The purpose of this page is to explain how to setup software load balancer and reverse proxy for 2 or more OpenSpecimen instances using Apache web server. Load balancer helps in achieving high throughput, minimising response times and better utilisation of resources. A by-product of setting up load balancer is to increase reliability and availability of OpenSpecimen by ensuring there is no single point of failure (SPOF).

OpenSpecimen is a stateless application and hence there is no intrinsic limitation in achieving desired levels of scalability and availability.

Pre-requisites

  1. Apache2 web server with following modules enabled/installed:
    1. mod_proxy, for proxying/forwarding requests
    2. mod_proxy_balancer, for implementing load balancing 
    3. mod_proxy_ajp, for reverse proxying to Tomcat/backend servers using AJP
    4. mod_status, for server activity monitoring
  2. Minimum of 3 machines. One machine with Apache2 web server installed. Other 2 machines with OpenSpecimen application deployed.

Topology

The configuration explained in next section helps users (system administrators) setup topology as shown in below diagram.

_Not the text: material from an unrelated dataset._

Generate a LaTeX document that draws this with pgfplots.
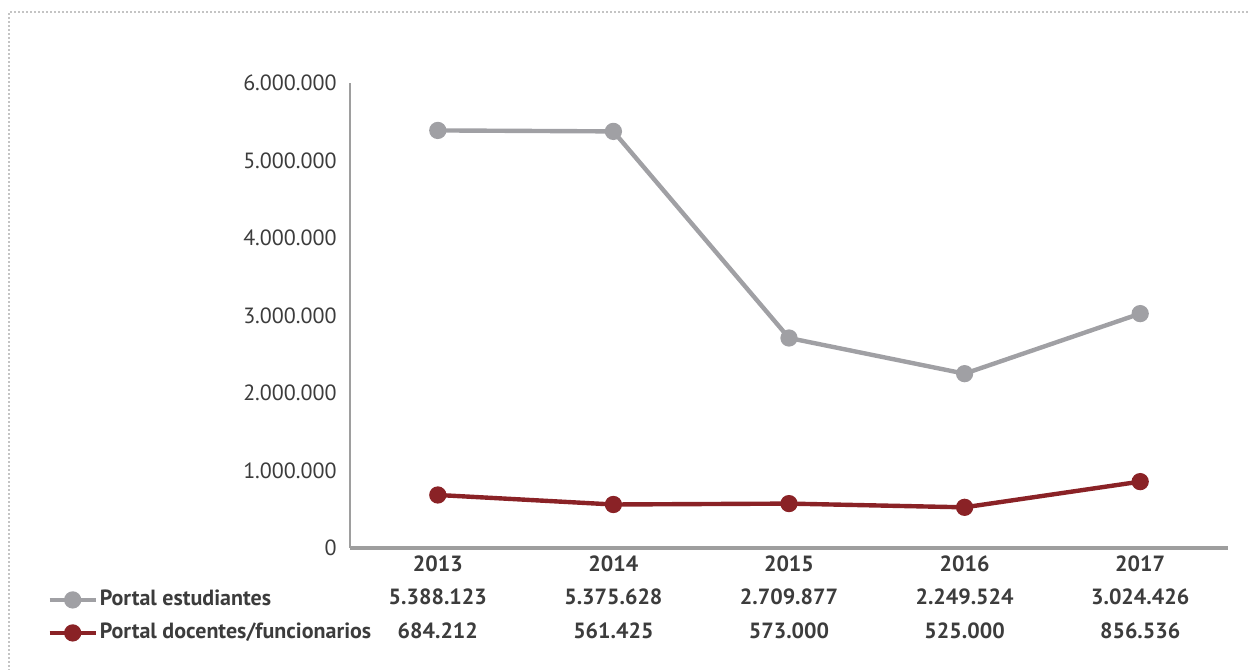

This setup has one instance of Apache2, load balancing requests among 2 instances of OpenSpecimen on round-robin basis. Individual requests can be load balanced without worrying about where the user login session was initiated. This is possible because of OpenSpecimen’s stateless architecture that prohibits storing user state information in-memory.

Steps

  1. Configure virtual host. Place virtual host configuration at bottom of apache2 web server's configuration file httpd.conf. This file is usually located in directory /etc/httpd/conf.d/ on Linux systems.
  2. Alternatively, virtual host configuration can be placed in separate file e.g. opespecimen-vhost.conf and including the configuration from httpd.conf file using below directive
    1. Include <path-to-dir>/openspecimen-vhost.conf
  3. On doing appropriate configuration, restart apache2 web server
    1. sudo apachectl graceful

Configuration

#
# Receive requests from all IP addresses on port 80
#
<VirtualHost *:80>
  #
  # Hostname used to access OpenSpecimen services
  #
  ServerName test.openspecimen.org

  #
  # Do not use as forward proxy server
  #	
  ProxyRequests off

  #
  # List OpenSpecimen instances used for load balancing
  # 
  <Proxy balancer://os-cluster>
    #
    # OpenSpecimen instance1
    # Use AJP for communication between Apache2 and OpenSpecimen app
    #
    BalancerMember ajp://os1.internal.openspecimen.org:8009/openspecimen/

    #
    # OpenSpecimen instance 2
    # Use AJP for communication between Apache2 and OpenSpecimen app
    #
    BalancerMember ajp://os2.internal.openspecimen.org:8009/openspecimen/

    #
    # Requests from everyone is accepted
    #
    Require all granted

    #
    # Load balance requests between instances of OpenSpecimen 
    # using round robin mechanism. This means each instance shares
    # load equally. In this example, each instance shares 50% of overall
    # load. 
    #
    ProxySet lbmethod=byrequests
  </Proxy>

  #
  # View load balancing statistics
  #
  <Location /balancer-manager>
    SetHandler balancer-manager

    # Allow access only from internal hosts
    Require host admin.internal.openspecimen.org
  </Location>

  #
  # Do not proxy balance-manger tool as it should be used
  # from within internal network
  #
  ProxyPass /balancer-manager !

  #
  # Forward all requests received on context path /openspecimen to
  # appropriate OpenSpecimen instance using load balancer
  #
  ProxyPass /openspecimen balancer://os-cluster/
  ProxyPassRervese /openspecimen balancer://os-cluster
</VirtualHost>